This is something that I have been talking quite often here : Can LV be used for critical ( deterministic ) machine control ?
I do lots of coding for product endurance rigs that need switching of solenoid valves at a rate varying from 0.2 Sec to 1.5 sec. And being endurance rigs, the typical value for the number of cyles will be around 1 million to 5 million . Thus the tests once started will run for many days / or till the product fails. I was struggling with LV 8.0 timed loop running at 50mS intervals within which a state machine was doing the following :
- Check for safety interlocks
- Switch the solenoid at the programmed rate
- Plot the parameters like flow, pressure, torque etc in "real" time.
- Save critical process values to disk at programmed intervals.
- Keep track of counts and stop cycle when actual cycles = programmed cycles.
SInce I did not ( could not ) use LVRT, I ran into serious problems on only one area in the above list : Switching of the solenoid. The on/off times were never deterministic and for some odd reason used to crash / hang the application altogether after a few hours of running.
The low cost solution :
Since I also code for 8 bit microcontrollers ( MCU ) I tried out the following :
- As soon as the program is launched in the PC, LV will send in the required solenoid switching timing data to the MCU via RS232.
- The MCU will verify the data and confirm back to LV through a DI.
- LV will then start the cycling process like switching on the main motor etc. and send a signal through a DO to the MCU.
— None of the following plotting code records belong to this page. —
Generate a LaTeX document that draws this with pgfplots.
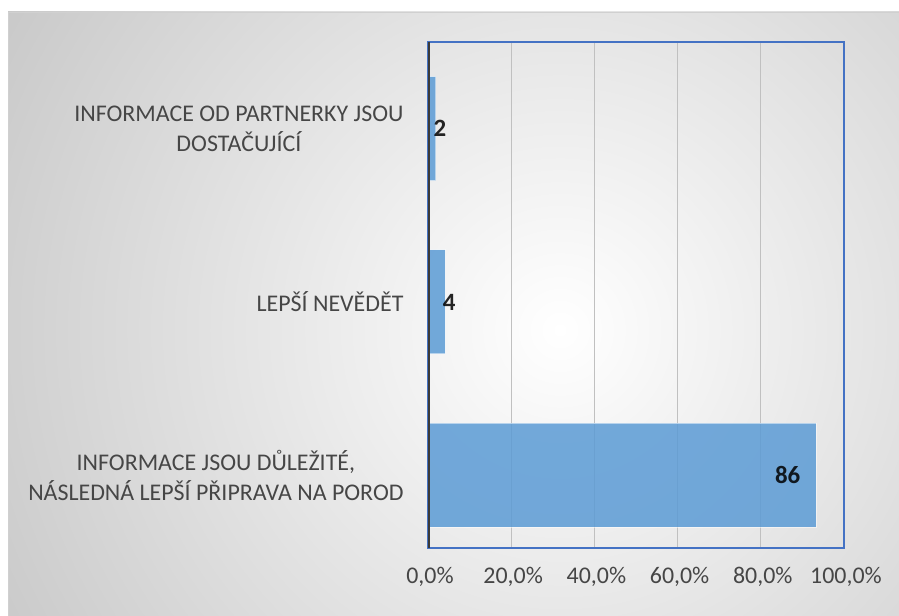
\documentclass[border=0pt]{standalone}
\usepackage{pgfplots}
\pgfplotsset{compat=1.18}
\usepackage{pgfplotstable}
\usepackage{fontspec}
\setmainfont{Carlito}

\definecolor{barblue}{HTML}{5B9BD5}
\definecolor{frameblue}{HTML}{4472C4}
\definecolor{txtgray}{HTML}{464646}
\definecolor{bgedge}{HTML}{C4C4C4}
\definecolor{gridgray}{HTML}{C0C0C0}
\definecolor{axisdark}{HTML}{3A3A3A}

% bar lengths as drawn, labels as printed
\pgfplotstableread{
y val lab
2 1.9 2
1 4.1 4
}\smallbars
\pgfplotstableread{
y val lab
0 93.3 86
}\bigbars

\begin{document}
\begin{tikzpicture}
\path[use as bounding box] (0bp,0bp) rectangle (899bp,616bp);
\fill[white] (0bp,0bp) rectangle (899bp,616bp);
\begin{scope}
  \clip (8bp,0bp) rectangle (899bp,604bp);
  \fill[bgedge] (8bp,0bp) rectangle (899bp,604bp);
  \shade[inner color=white, outer color=bgedge] (560bp,286bp) circle (700bp);
\end{scope}
\draw[color=bgedge!80!white, line width=0.8bp] (8bp,0bp) -- (8bp,604bp) -- (899bp,604bp);
\begin{axis}[
  at={(428bp,68bp)}, anchor=south west,
  scale only axis, width=416bp, height=506bp,
  xmin=0, xmax=100, ymin=-0.42, ymax=2.5,
  xbar, bar width=104bp, bar shift=0pt,
  xtick={0,20,40,60,80,100},
  xticklabels={{0,0\%},{20,0\%},{40,0\%},{60,0\%},{80,0\%},{100,0\%}},
  ytick={0,1,2},
  yticklabels={{INFORMACE JSOU DŮLEŽITÉ,\\NÁSLEDNÁ LEPŠÍ PŘIPRAVA NA POROD},
               {LEPŠÍ NEVĚDĚT},
               {INFORMACE OD PARTNERKY JSOU\\DOSTAČUJÍCÍ}},
  yticklabel style={align=center, font=\fontsize{24}{30}\selectfont,
                    text=txtgray, xshift=-21bp},
  xticklabel style={font=\fontsize{24}{28}\selectfont, text=txtgray, yshift=-16bp, xshift=2bp},
  major tick length=0,
  xmajorgrids, grid style={color=gridgray, line width=0.9bp},
  axis line style={draw=frameblue, line width=1.6bp},
  point meta=explicit symbolic,
  nodes near coords,
  every node near coord/.append style={font=\fontsize{25}{28}\selectfont\bfseries, text=black},
]
\addplot[fill=barblue, fill opacity=0.85, draw=white, draw opacity=0.5, line width=1bp,
  nodes near coords align={anchor=west}, every node near coord/.append style={xshift=-6bp}]
  table[x=val, y=y, meta=lab] {\smallbars};
\addplot[fill=barblue, fill opacity=0.85, draw=white, draw opacity=0.5, line width=1bp,
  every node near coord/.append style={anchor=east, xshift=-12bp}]
  table[x=val, y=y, meta=lab] {\bigbars};
\draw[axisdark, line width=3bp] (rel axis cs:0,0) -- (rel axis cs:0,1);
\end{axis}
\end{tikzpicture}
\end{document}
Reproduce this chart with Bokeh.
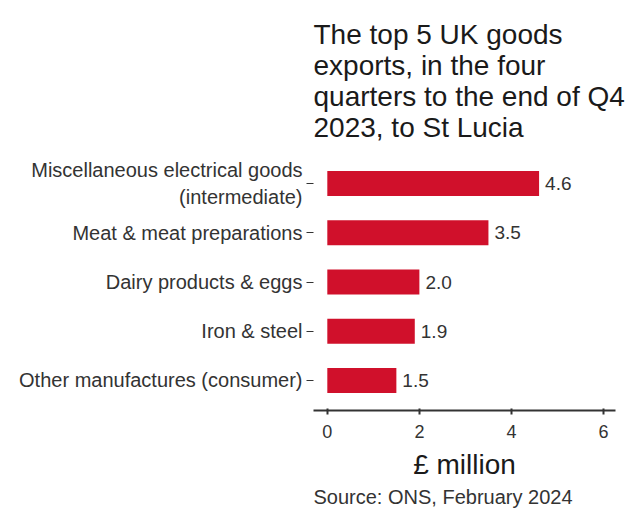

- The MCU will take control of the solenoid switching ALONE and the LV will do the rest of the operations in the State Machine.
I am glad to say that this logic has worked out fine and the obtained plots with the extremely deterministic timing of the MCU are a beauty to look at. Though I have explained the hand shake between LV and MCU rather simply , the actual implementation is more refined like monitoring a toggle bit from LV by the MCU ( kind of watch dog function ) and raise an alarm if the LV timed loop exceeds the 50ms by a large margin , consequtively.
Now that I have done this, I am confident of merging ( or sharing ) the jobs between LV and a PLC . The PLC will do deterministic machine control functions and LV will do data acquistion and non-deterministic machine control. OK I do know that there is a handicap when I have to change the machine sequence based on a window in a analog channel. Except for that I can manage all other control functions with the LV-PLC combo ?
What do the LV experts feel about this idea ?
Thanks
Raghunathan
Raghunathan
LabVIEW to Automate Hydraulic Test rigs.